PCRE2Project / pcre2

PCRE2 development is now based here.
Other
919 stars 191 forks source link

Inconsistency with ACCEPT #353

Closed addisoncrump closed 11 months ago

addisoncrump commented 12 months ago

ACCEPT appears to behave inconsistently:

PCRE2 version 10.43-DEV 2023-04-14 (8-bit)
  re> /aa(*ACCEPT)aa/endanchored,auto_callout
data> aaa
--->aaa
 +0 ^       a
 +1 ^^      a
 +2 ^ ^     (*ACCEPT)
 +0   ^     a
 +1   ^^    a
No match
data> aaa\=no_jit
--->aaa
 +0 ^       a
 +1 ^^      a
 +2 ^ ^     (*ACCEPT)
 +0  ^      a
 +1  ^^     a
 +2  ^ ^    (*ACCEPT)
 0: aa

It seems that the JIT does not walk back after the ACCEPT.

zherczeg commented 11 months ago

This is another contradicting issue.
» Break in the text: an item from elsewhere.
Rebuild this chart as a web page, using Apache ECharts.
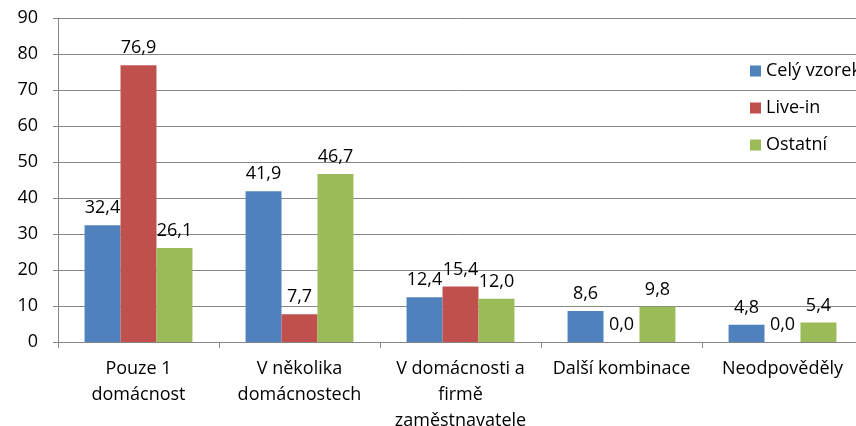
<!DOCTYPE html>
<html>
<head>
<meta charset="utf-8">
<script src="https://cdn.jsdelivr.net/npm/echarts@6/dist/echarts.min.js"></script>
<style>
  html, body { margin: 0; padding: 0; background: #fff; }
  #chart { width: 856px; height: 426px; }
</style>
</head>
<body>
<div id="chart"></div>
<script>
// kategorie
var categories = ["Pouze 1\ndomácnost", "V několika\ndomácnostech", "V domácnosti a\nfirmě\nzaměstnavatele", "Další kombinace", "Neodpověděly"];
// řady
var seriesNames = ["Celý vzorek", "Live-in", "Ostatní"];
var celyVzorek = [32.4, 41.9, 12.4, 8.6, 4.8];
var liveIn = [76.9, 7.7, 15.4, 0.0, 0.0];
var ostatni = [26.1, 46.7, 12.0, 9.8, 5.4];
var colors = ["#4F81BD", "#C0504D", "#9BBB59"];

var font = "'Open Sans', sans-serif";
var fs = 18;

function bar(name, data, color) {
    return {
        name: name,
        type: 'bar',
        data: data,
        barGap: '0%',
        barCategoryGap: '33%',
        itemStyle: { color: color },
        label: {
            show: true,
            position: 'top',
            distance: 8,
            color: '#000',
            fontFamily: font,
            fontSize: fs,
            formatter: function (p) {
                return p.value.toFixed(1).replace('.', ',');
            }
        }
    };
}

var myChart = echarts.init(document.getElementById('chart'), null, { renderer: 'canvas' });
var option = {
    animation: false,
    textStyle: { fontFamily: font },
    grid: {
        left: 58,
        right: -7,
        top: 18,
        bottom: 84,
        containLabel: false,
        outerBoundsMode: 'none'
    },
    legend: {
        orient: 'vertical',
        left: 745,
        top: 56,
        itemWidth: 11,
        itemHeight: 11,
        itemGap: 17,
        icon: 'rect',
        data: seriesNames,
        textStyle: { color: '#000', fontSize: fs, fontFamily: font, lineHeight: 20 }
    },
    xAxis: {
        type: 'category',
        data: categories,
        axisLine: { lineStyle: { color: '#868686', width: 1 } },
        axisTick: { show: true, length: 6, lineStyle: { color: '#868686' } },
        axisLabel: {
            color: '#000',
            fontSize: fs,
            fontFamily: font,
            lineHeight: 26,
            margin: 14,
            interval: 0
        }
    },
    yAxis: {
        type: 'value',
        min: 0,
        max: 90,
        interval: 10,
        axisLine: { show: true, lineStyle: { color: '#868686', width: 1 } },
        axisTick: { show: true, length: 5, lineStyle: { color: '#868686' } },
        splitLine: { lineStyle: { color: '#868686', width: 1 } },
        axisLabel: { color: '#000', fontSize: fs, fontFamily: font, margin: 20 }
    },
    series: [
        bar(seriesNames[0], celyVzorek, colors[0]),
        bar(seriesNames[1], liveIn, colors[1]),
        bar(seriesNames[2], ostatni, colors[2])
    ]
};
myChart.setOption(option);
</script>
</body>
</html>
What happens if the unstoppable cannonball meets the unbreakable wall? 1) accept > endanchored. Probably easier in both jit and interpreter. 2) endanchored > accept. Turn (*ACCEPT) to \Z(*ACCEPT).

Both can be implemented, but I would go the simpler. This is not a case which worth the effort.

PhilipHazel commented 11 months ago

The interpreter treats this as follows: it first creates a match because of ACCEPT, but then the endanchored test fails, so it becomes a no match. This causes a bumpalong. Starting at the second "a", the match succeeds. There is something very odd in the JIT because it gives a different result for "aaaa".

/aa(*ACCEPT)aa/endanchored,jitverify aaa No match (JIT) aaa\=no_jit 0: aa aaaa 0: aa (JIT) aaaa\=no_jit 0: aa

zherczeg commented 11 months ago

This is the second option. JIT simply does not handle this case at all, it backtracks to accept, which results in an undefined state. Since this case does not exist in Perl, we should define what to do. Accept is stonger or weaker than endanchored. And I prefer not overdoing it, it is a contradicting case anyway.

PhilipHazel commented 11 months ago

PCRE2_ANCHORED cannot be overridden by anything within the pattern. I think PCRE2_ENDANCHORED should be treated the same way, that is, I think ACCEPT should be weaker than endanchored.

zherczeg commented 11 months ago

Fixed in 1c09efe6b0008a3b463299efe7501bc3140806f3 Turned out there was some code there, just not working properly.